Skip all pictures, then copy the lines from the start of the data through the line with "reliability of OELs</text>", keeping both ends.
— START OF INFORMATION SUPPLIED —
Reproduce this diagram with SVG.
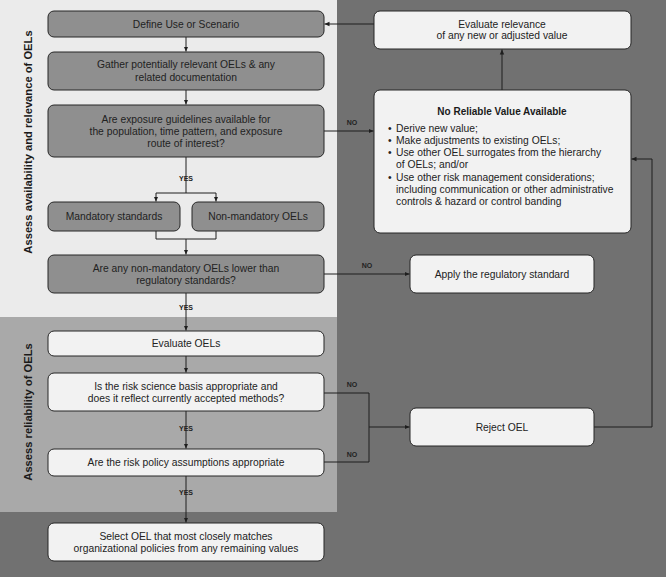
<svg xmlns="http://www.w3.org/2000/svg" width="666" height="577" viewBox="0 0 666 577">
<defs>
<marker id="ah" markerWidth="6" markerHeight="6" refX="5" refY="3" orient="auto" markerUnits="userSpaceOnUse">
<path d="M0,0.8 L5,3 L0,5.2 Z" fill="#1e1e1e"/>
</marker>
<style>
.g{fill:#8f8f8f;stroke:#262626;stroke-width:1}
.w{fill:#f2f2f2;stroke:#262626;stroke-width:1}
.t{font-family:"Liberation Sans",Arial,sans-serif;font-size:10.3px;fill:#222;text-anchor:middle}
.tl{font-family:"Liberation Sans",Arial,sans-serif;font-size:10.3px;fill:#222}
.b{font-family:"Liberation Sans",Arial,sans-serif;font-size:10px;font-weight:bold;fill:#1a1a1a;text-anchor:middle}
.s{font-family:"Liberation Sans",Arial,sans-serif;font-size:11.2px;font-weight:bold;fill:#1a1a1a;text-anchor:middle}
.lb{font-family:"Liberation Sans",Arial,sans-serif;font-size:7px;font-weight:bold;fill:#222;text-anchor:middle}
.c{fill:none;stroke:#1e1e1e;stroke-width:1}
.a{marker-end:url(#ah)}
</style>
</defs>
<rect x="0" y="0" width="666" height="577" fill="#717171"/>
<rect x="0" y="0" width="337" height="317" fill="#ebebeb"/>
<rect x="0" y="317" width="337" height="195" fill="#a9a9a9"/>
<text class="s" transform="translate(32,142) rotate(-90)">Assess availability and relevance of OELs</text>
<text class="s" transform="translate(32,412) rotate(-90)">Assess reliability of OELs</text>

<g id="connectors">
<path class="c a" d="M186,37 V51.5"/>
<path class="c a" d="M186,90 V104.5"/>
<path class="c" d="M186,157 V193 M156,193 H216"/>
<path class="c a" d="M156,193 V201.5"/>
<path class="c a" d="M216,193 V201.5"/>
<path class="c" d="M156,231 V239 H216 V231"/>
<path class="c a" d="M186,239 V254.5"/>
<path class="c a" d="M186,293 V330.5"/>
<path class="c a" d="M186,356 V372.5"/>
<path class="c a" d="M186,411 V448.5"/>
<path class="c a" d="M186,476 V522.5"/>
<path class="c a" d="M324,131 H373.5"/>
<path class="c a" d="M502,90 V49.5"/>
<path class="c a" d="M374,24 H324.5"/>
<path class="c a" d="M324,274 H409.5"/>
<path class="c" d="M324,393 H369 V462 H324"/>
<path class="c a" d="M369,427 H409.5"/>
<path class="c a" d="M594,427 H652 V159 H631.5"/>
<text class="lb" x="352" y="124.5">NO</text>
<text class="lb" x="186" y="180.5">YES</text>
<text class="lb" x="186" y="309.5">YES</text>
<text class="lb" x="367" y="267.5">NO</text>
<text class="lb" x="352" y="386.5">NO</text>
<text class="lb" x="352" y="456.5">NO</text>
<text class="lb" x="186" y="430.5">YES</text>
<text class="lb" x="186" y="494.5">YES</text>
</g>

<g id="define">
<rect class="g" x="48" y="11" width="276" height="26" rx="6"/>
<text class="t" x="186" y="27.5">Define Use or Scenario</text>
</g>
<g id="gather">
<rect class="g" x="48" y="52" width="276" height="38" rx="6"/>
<text class="t" x="186" y="67.5">Gather potentially relevant OELs &amp; any</text>
<text class="t" x="186" y="80.5">related documentation</text>
</g>
<g id="guidelines">
<rect class="g" x="48" y="105" width="276" height="52" rx="6"/>
<text class="t" x="186" y="122.5">Are exposure guidelines available for</text>
<text class="t" x="186" y="134.5">the population, time pattern, and exposure</text>
<text class="t" x="186" y="146.5">route of interest?</text>
</g>
<g id="mandatory">
<rect class="g" x="48" y="202" width="132" height="29" rx="6"/>
<text class="t" x="114" y="219.5">Mandatory standards</text>
</g>
<g id="nonmandatory">
<rect class="g" x="192" y="202" width="132" height="29" rx="6"/>
<text class="t" x="258" y="219.5">Non-mandatory OELs</text>
</g>
<g id="lower">
<rect class="g" x="48" y="255" width="276" height="38" rx="6"/>
<text class="t" x="186" y="271.5">Are any non-mandatory OELs lower than</text>
<text class="t" x="186" y="283.5">regulatory standards?</text>
</g>
<g id="evaluate">
<rect class="w" x="48" y="331" width="276" height="25" rx="6"/>
<text class="t" x="186" y="346.5">Evaluate OELs</text>
</g>
<g id="science">
<rect class="w" x="48" y="373" width="276" height="38" rx="6"/>
<text class="t" x="186" y="389.5">Is the risk science basis appropriate and</text>
<text class="t" x="186" y="402">does it reflect currently accepted methods?</text>
</g>
<g id="policy">
<rect class="w" x="48" y="449" width="276" height="27" rx="6"/>
<text class="t" x="186" y="465.5">Are the risk policy assumptions appropriate</text>
</g>
<g id="select">
<rect class="w" x="48" y="523" width="276" height="38" rx="6"/>
<text class="t" x="186" y="539.5">Select OEL that most closely matches</text>
<text class="t" x="186" y="552">organizational policies from any remaining values</text>
</g>
<g id="relevance">
<rect class="w" x="374" y="11" width="257" height="38" rx="6"/>
<text class="t" x="502" y="27.5">Evaluate relevance</text>
<text class="t" x="502" y="39">of any new or adjusted value</text>
</g>
<g id="noreliable">
<rect class="w" x="374" y="90" width="257" height="143" rx="6"/>
<text class="b" x="502" y="114.5">No Reliable Value Available</text>
<text class="tl" x="388" y="131.5">•</text><text class="tl" x="396" y="131.5">Derive new value;</text>
<text class="tl" x="388" y="143.5">•</text><text class="tl" x="396" y="143.5">Make adjustments to existing OELs;</text>
<text class="tl" x="388" y="156">•</text><text class="tl" x="396" y="156">Use other OEL surrogates from the hierarchy</text>
<text class="tl" x="396" y="168">of OELs; and/or</text>
<text class="tl" x="388" y="180.5">•</text><text class="tl" x="396" y="180.5">Use other risk management considerations;</text>
<text class="tl" x="396" y="192.5">including communication or other administrative</text>
<text class="tl" x="396" y="204.5">controls &amp; hazard or control banding</text>
</g>
<g id="apply">
<rect class="w" x="410" y="255" width="184" height="38" rx="6"/>
<text class="t" x="502" y="277.5">Apply the regulatory standard</text>
</g>
<g id="reject">
<rect class="w" x="410" y="408" width="184" height="38" rx="6"/>
<text class="t" x="502" y="430.5">Reject OEL</text>
</g>
</svg>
— END OF INFORMATION SUPPLIED —
* PROBLEM SOLUTION:
Reproduce this diagram with SVG.
<svg xmlns="http://www.w3.org/2000/svg" width="666" height="577" viewBox="0 0 666 577">
<defs>
<marker id="ah" markerWidth="6" markerHeight="6" refX="5" refY="3" orient="auto" markerUnits="userSpaceOnUse">
<path d="M0,0.8 L5,3 L0,5.2 Z" fill="#1e1e1e"/>
</marker>
<style>
.g{fill:#8f8f8f;stroke:#262626;stroke-width:1}
.w{fill:#f2f2f2;stroke:#262626;stroke-width:1}
.t{font-family:"Liberation Sans",Arial,sans-serif;font-size:10.3px;fill:#222;text-anchor:middle}
.tl{font-family:"Liberation Sans",Arial,sans-serif;font-size:10.3px;fill:#222}
.b{font-family:"Liberation Sans",Arial,sans-serif;font-size:10px;font-weight:bold;fill:#1a1a1a;text-anchor:middle}
.s{font-family:"Liberation Sans",Arial,sans-serif;font-size:11.2px;font-weight:bold;fill:#1a1a1a;text-anchor:middle}
.lb{font-family:"Liberation Sans",Arial,sans-serif;font-size:7px;font-weight:bold;fill:#222;text-anchor:middle}
.c{fill:none;stroke:#1e1e1e;stroke-width:1}
.a{marker-end:url(#ah)}
</style>
</defs>
<rect x="0" y="0" width="666" height="577" fill="#717171"/>
<rect x="0" y="0" width="337" height="317" fill="#ebebeb"/>
<rect x="0" y="317" width="337" height="195" fill="#a9a9a9"/>
<text class="s" transform="translate(32,142) rotate(-90)">Assess availability and relevance of OELs</text>
<text class="s" transform="translate(32,412) rotate(-90)">Assess reliability of OELs</text>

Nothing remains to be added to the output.